Problem details:
Give the material once more, word for word, without any images.

Source data:

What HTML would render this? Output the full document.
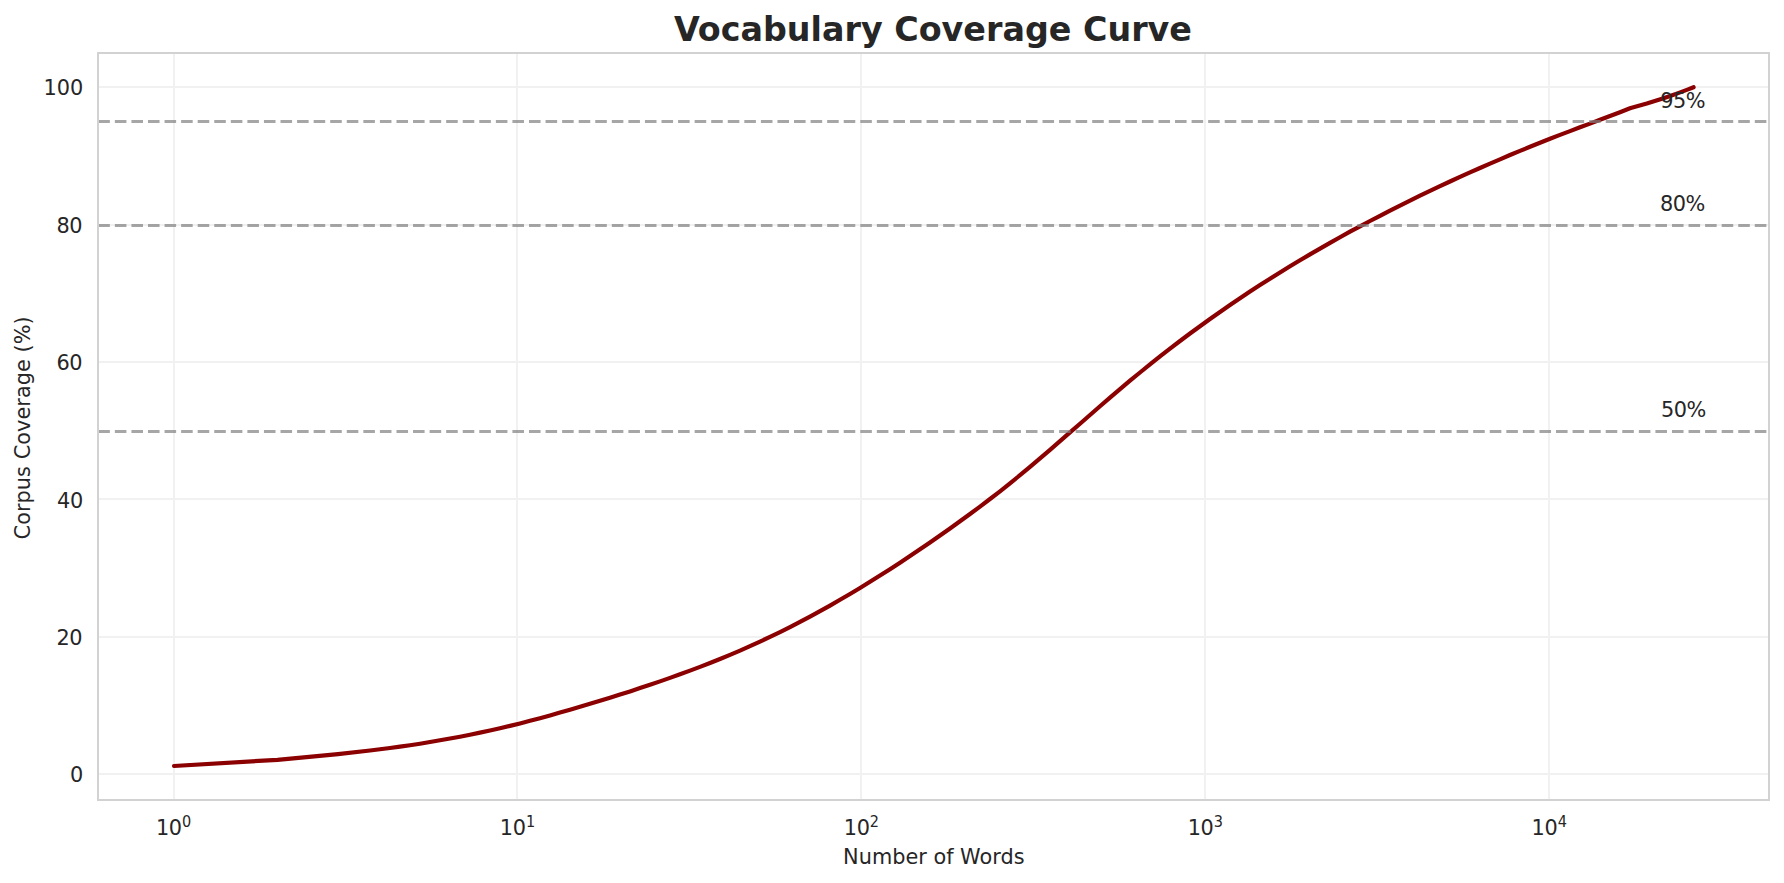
<!DOCTYPE html>
<html lang="en"><head><meta charset="utf-8"><title>Vocabulary Coverage Curve</title>
<style>
html,body{margin:0;padding:0;background:#fff;}
body{width:1784px;height:883px;overflow:hidden;}
svg{display:block;}
text{font-family:"DejaVu Sans","Liberation Sans",sans-serif;fill:#262626;}
</style></head><body>
<svg width="1784" height="883" viewBox="0 0 1784 883">
<rect width="1784" height="883" fill="#ffffff"/>

<g fill="#f1f1f1" shape-rendering="crispEdges">
<rect x="173" y="53" width="2" height="747"/>
<rect x="516" y="53" width="2" height="747"/>
<rect x="860" y="53" width="2" height="747"/>
<rect x="1204" y="53" width="2" height="747"/>
<rect x="1548" y="53" width="2" height="747"/>
<rect x="98" y="773" width="1671" height="2"/>
<rect x="98" y="636" width="1671" height="2"/>
<rect x="98" y="498" width="1671" height="2"/>
<rect x="98" y="361" width="1671" height="2"/>
<rect x="98" y="224" width="1671" height="2"/>
<rect x="98" y="86" width="1671" height="2"/>
</g>
<path d="M174.0,766.0 L277.5,759.8 L338.0,754.1 L370.0,750.5 L380.0,749.3 L390.0,748.0 L400.0,746.6 L410.0,745.2 L420.0,743.7 L430.0,742.0 L440.0,740.3 L450.0,738.5 L460.0,736.7 L470.0,734.7 L480.0,732.6 L490.0,730.5 L500.0,728.2 L510.0,725.9 L520.0,723.4 L530.0,720.8 L540.0,718.2 L550.0,715.4 L560.0,712.6 L570.0,709.7 L580.0,706.8 L590.0,703.8 L600.0,700.7 L610.0,697.7 L620.0,694.5 L630.0,691.4 L640.0,688.1 L650.0,684.8 L660.0,681.4 L670.0,677.9 L680.0,674.3 L690.0,670.6 L700.0,666.9 L710.0,663.0 L720.0,659.0 L730.0,654.8 L740.0,650.6 L750.0,646.2 L760.0,641.6 L770.0,636.9 L780.0,632.1 L790.0,627.1 L800.0,621.9 L810.0,616.6 L820.0,611.2 L830.0,605.6 L840.0,599.8 L850.0,594.0 L860.0,588.0 L870.0,581.8 L880.0,575.6 L890.0,569.2 L900.0,562.7 L910.0,556.1 L920.0,549.3 L930.0,542.5 L940.0,535.5 L950.0,528.5 L960.0,521.3 L970.0,514.0 L980.0,506.6 L990.0,499.0 L1000.0,491.3 L1010.0,483.3 L1020.0,475.2 L1030.0,466.8 L1040.0,458.3 L1050.0,449.8 L1060.0,441.1 L1070.0,432.4 L1080.0,423.7 L1090.0,415.0 L1100.0,406.3 L1110.0,397.7 L1120.0,389.2 L1130.0,380.7 L1140.0,372.5 L1150.0,364.4 L1160.0,356.4 L1170.0,348.6 L1180.0,341.0 L1190.0,333.5 L1200.0,326.2 L1210.0,319.0 L1220.0,312.0 L1230.0,305.0 L1240.0,298.3 L1250.0,291.6 L1260.0,285.1 L1270.0,278.8 L1280.0,272.5 L1290.0,266.3 L1300.0,260.3 L1310.0,254.4 L1320.0,248.6 L1330.0,242.9 L1340.0,237.2 L1350.0,231.7 L1360.0,226.3 L1370.0,221.0 L1380.0,215.8 L1390.0,210.6 L1400.0,205.6 L1410.0,200.6 L1420.0,195.7 L1430.0,190.9 L1440.0,186.2 L1450.0,181.5 L1460.0,176.9 L1470.0,172.4 L1480.0,168.0 L1490.0,163.6 L1500.0,159.3 L1510.0,155.0 L1520.0,150.9 L1530.0,146.8 L1540.0,142.7 L1550.0,138.8 L1560.0,134.9 L1570.0,131.1 L1580.0,127.3 L1590.0,123.6 L1600.0,119.8 L1610.0,116.0 L1620.0,112.2 L1630.0,108.3 L1630.8,108.0 L1638.8,105.8 L1646.8,103.5 L1654.8,101.0 L1662.8,98.5 L1670.8,95.8 L1678.8,92.9 L1686.8,89.9 L1693.6,87.2" fill="none" stroke="#8b0000" stroke-width="4.17" stroke-linecap="round" stroke-linejoin="round"/>
<g stroke="#808080" stroke-opacity="0.7" stroke-width="3" stroke-dasharray="11.5625 5.0025" fill="none">
<path d="M98.3,431.5 H1769"/>
<path d="M98.3,225.5 H1769"/>
<path d="M98.3,121.5 H1769"/>
</g>
<rect x="98" y="53" width="1671" height="747" fill="none" stroke="#d2d2d2" stroke-width="2" shape-rendering="crispEdges"/>
<text x="1660.9" y="416.8" font-size="20.83" letter-spacing="-0.45">50%</text>
<text x="1659.9" y="210.7" font-size="20.83" letter-spacing="-0.45">80%</text>
<text x="1660.2" y="107.6" font-size="20.83" letter-spacing="-0.45">95%</text>
<text x="932.9" y="40.7" font-size="33.33" font-weight="bold" text-anchor="middle">Vocabulary Coverage Curve</text>
<text x="69.9" y="781.9" font-size="20.83" letter-spacing="0.0">0</text>
<text x="56.6" y="644.5" font-size="20.83" letter-spacing="-0.5">20</text>
<text x="56.9" y="508.1" font-size="20.83" letter-spacing="-0.1">40</text>
<text x="56.6" y="369.7" font-size="20.83" letter-spacing="-0.5">60</text>
<text x="56.5" y="233.3" font-size="20.83" letter-spacing="-0.6">80</text>
<text x="43.4" y="94.9" font-size="20.83" letter-spacing="0.0">100</text>
<text x="155.90" y="834.6" font-size="20.83" letter-spacing="-0.35">10</text>
<text transform="translate(181.95,826.75) scale(0.9,1)" font-size="16.1">0</text>
<text x="499.83" y="834.6" font-size="20.83" letter-spacing="-0.35">10</text>
<text transform="translate(525.88,826.75) scale(0.9,1)" font-size="16.1">1</text>
<text x="843.76" y="834.6" font-size="20.83" letter-spacing="-0.35">10</text>
<text transform="translate(869.81,826.75) scale(0.9,1)" font-size="16.1">2</text>
<text x="1187.69" y="834.6" font-size="20.83" letter-spacing="-0.35">10</text>
<text transform="translate(1213.74,826.75) scale(0.9,1)" font-size="16.1">3</text>
<text x="1531.62" y="834.6" font-size="20.83" letter-spacing="-0.35">10</text>
<text transform="translate(1557.67,826.75) scale(0.9,1)" font-size="16.1">4</text>
<text x="933.8" y="864.1" font-size="20.83" text-anchor="middle">Number of Words</text>
<text transform="translate(29.8,427.85) rotate(-90)" font-size="20.83" letter-spacing="0.05" text-anchor="middle">Corpus Coverage (%)</text>
</svg></body></html>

Result of this exercise:
What HTML would render this? Output the full document.
<!DOCTYPE html>
<html lang="en"><head><meta charset="utf-8"><title>Vocabulary Coverage Curve</title>
<style>
html,body{margin:0;padding:0;background:#fff;}
body{width:1784px;height:883px;overflow:hidden;}
svg{display:block;}
text{font-family:"DejaVu Sans","Liberation Sans",sans-serif;fill:#262626;}
</style></head><body>
<svg width="1784" height="883" viewBox="0 0 1784 883">
<rect width="1784" height="883" fill="#ffffff"/>

<g fill="#f1f1f1" shape-rendering="crispEdges">
<rect x="173" y="53" width="2" height="747"/>
<rect x="516" y="53" width="2" height="747"/>
<rect x="860" y="53" width="2" height="747"/>
<rect x="1204" y="53" width="2" height="747"/>
<rect x="1548" y="53" width="2" height="747"/>
<rect x="98" y="773" width="1671" height="2"/>
<rect x="98" y="636" width="1671" height="2"/>
<rect x="98" y="498" width="1671" height="2"/>
<rect x="98" y="361" width="1671" height="2"/>
<rect x="98" y="224" width="1671" height="2"/>
<rect x="98" y="86" width="1671" height="2"/>
</g>
<path d="M174.0,766.0 L277.5,759.8 L338.0,754.1 L370.0,750.5 L380.0,749.3 L390.0,748.0 L400.0,746.6 L410.0,745.2 L420.0,743.7 L430.0,742.0 L440.0,740.3 L450.0,738.5 L460.0,736.7 L470.0,734.7 L480.0,732.6 L490.0,730.5 L500.0,728.2 L510.0,725.9 L520.0,723.4 L530.0,720.8 L540.0,718.2 L550.0,715.4 L560.0,712.6 L570.0,709.7 L580.0,706.8 L590.0,703.8 L600.0,700.7 L610.0,697.7 L620.0,694.5 L630.0,691.4 L640.0,688.1 L650.0,684.8 L660.0,681.4 L670.0,677.9 L680.0,674.3 L690.0,670.6 L700.0,666.9 L710.0,663.0 L720.0,659.0 L730.0,654.8 L740.0,650.6 L750.0,646.2 L760.0,641.6 L770.0,636.9 L780.0,632.1 L790.0,627.1 L800.0,621.9 L810.0,616.6 L820.0,611.2 L830.0,605.6 L840.0,599.8 L850.0,594.0 L860.0,588.0 L870.0,581.8 L880.0,575.6 L890.0,569.2 L900.0,562.7 L910.0,556.1 L920.0,549.3 L930.0,542.5 L940.0,535.5 L950.0,528.5 L960.0,521.3 L970.0,514.0 L980.0,506.6 L990.0,499.0 L1000.0,491.3 L1010.0,483.3 L1020.0,475.2 L1030.0,466.8 L1040.0,458.3 L1050.0,449.8 L1060.0,441.1 L1070.0,432.4 L1080.0,423.7 L1090.0,415.0 L1100.0,406.3 L1110.0,397.7 L1120.0,389.2 L1130.0,380.7 L1140.0,372.5 L1150.0,364.4 L1160.0,356.4 L1170.0,348.6 L1180.0,341.0 L1190.0,333.5 L1200.0,326.2 L1210.0,319.0 L1220.0,312.0 L1230.0,305.0 L1240.0,298.3 L1250.0,291.6 L1260.0,285.1 L1270.0,278.8 L1280.0,272.5 L1290.0,266.3 L1300.0,260.3 L1310.0,254.4 L1320.0,248.6 L1330.0,242.9 L1340.0,237.2 L1350.0,231.7 L1360.0,226.3 L1370.0,221.0 L1380.0,215.8 L1390.0,210.6 L1400.0,205.6 L1410.0,200.6 L1420.0,195.7 L1430.0,190.9 L1440.0,186.2 L1450.0,181.5 L1460.0,176.9 L1470.0,172.4 L1480.0,168.0 L1490.0,163.6 L1500.0,159.3 L1510.0,155.0 L1520.0,150.9 L1530.0,146.8 L1540.0,142.7 L1550.0,138.8 L1560.0,134.9 L1570.0,131.1 L1580.0,127.3 L1590.0,123.6 L1600.0,119.8 L1610.0,116.0 L1620.0,112.2 L1630.0,108.3 L1630.8,108.0 L1638.8,105.8 L1646.8,103.5 L1654.8,101.0 L1662.8,98.5 L1670.8,95.8 L1678.8,92.9 L1686.8,89.9 L1693.6,87.2" fill="none" stroke="#8b0000" stroke-width="4.17" stroke-linecap="round" stroke-linejoin="round"/>
<g stroke="#808080" stroke-opacity="0.7" stroke-width="3" stroke-dasharray="11.5625 5.0025" fill="none">
<path d="M98.3,431.5 H1769"/>
<path d="M98.3,225.5 H1769"/>
<path d="M98.3,121.5 H1769"/>
</g>
<rect x="98" y="53" width="1671" height="747" fill="none" stroke="#d2d2d2" stroke-width="2" shape-rendering="crispEdges"/>
<text x="1660.9" y="416.8" font-size="20.83" letter-spacing="-0.45">50%</text>
<text x="1659.9" y="210.7" font-size="20.83" letter-spacing="-0.45">80%</text>
<text x="1660.2" y="107.6" font-size="20.83" letter-spacing="-0.45">95%</text>
<text x="932.9" y="40.7" font-size="33.33" font-weight="bold" text-anchor="middle">Vocabulary Coverage Curve</text>
<text x="69.9" y="781.9" font-size="20.83" letter-spacing="0.0">0</text>
<text x="56.6" y="644.5" font-size="20.83" letter-spacing="-0.5">20</text>
<text x="56.9" y="508.1" font-size="20.83" letter-spacing="-0.1">40</text>
<text x="56.6" y="369.7" font-size="20.83" letter-spacing="-0.5">60</text>
<text x="56.5" y="233.3" font-size="20.83" letter-spacing="-0.6">80</text>
<text x="43.4" y="94.9" font-size="20.83" letter-spacing="0.0">100</text>
<text x="155.90" y="834.6" font-size="20.83" letter-spacing="-0.35">10</text>
<text transform="translate(181.95,826.75) scale(0.9,1)" font-size="16.1">0</text>
<text x="499.83" y="834.6" font-size="20.83" letter-spacing="-0.35">10</text>
<text transform="translate(525.88,826.75) scale(0.9,1)" font-size="16.1">1</text>
<text x="843.76" y="834.6" font-size="20.83" letter-spacing="-0.35">10</text>
<text transform="translate(869.81,826.75) scale(0.9,1)" font-size="16.1">2</text>
<text x="1187.69" y="834.6" font-size="20.83" letter-spacing="-0.35">10</text>
<text transform="translate(1213.74,826.75) scale(0.9,1)" font-size="16.1">3</text>
<text x="1531.62" y="834.6" font-size="20.83" letter-spacing="-0.35">10</text>
<text transform="translate(1557.67,826.75) scale(0.9,1)" font-size="16.1">4</text>
<text x="933.8" y="864.1" font-size="20.83" text-anchor="middle">Number of Words</text>
<text transform="translate(29.8,427.85) rotate(-90)" font-size="20.83" letter-spacing="0.05" text-anchor="middle">Corpus Coverage (%)</text>
</svg></body></html>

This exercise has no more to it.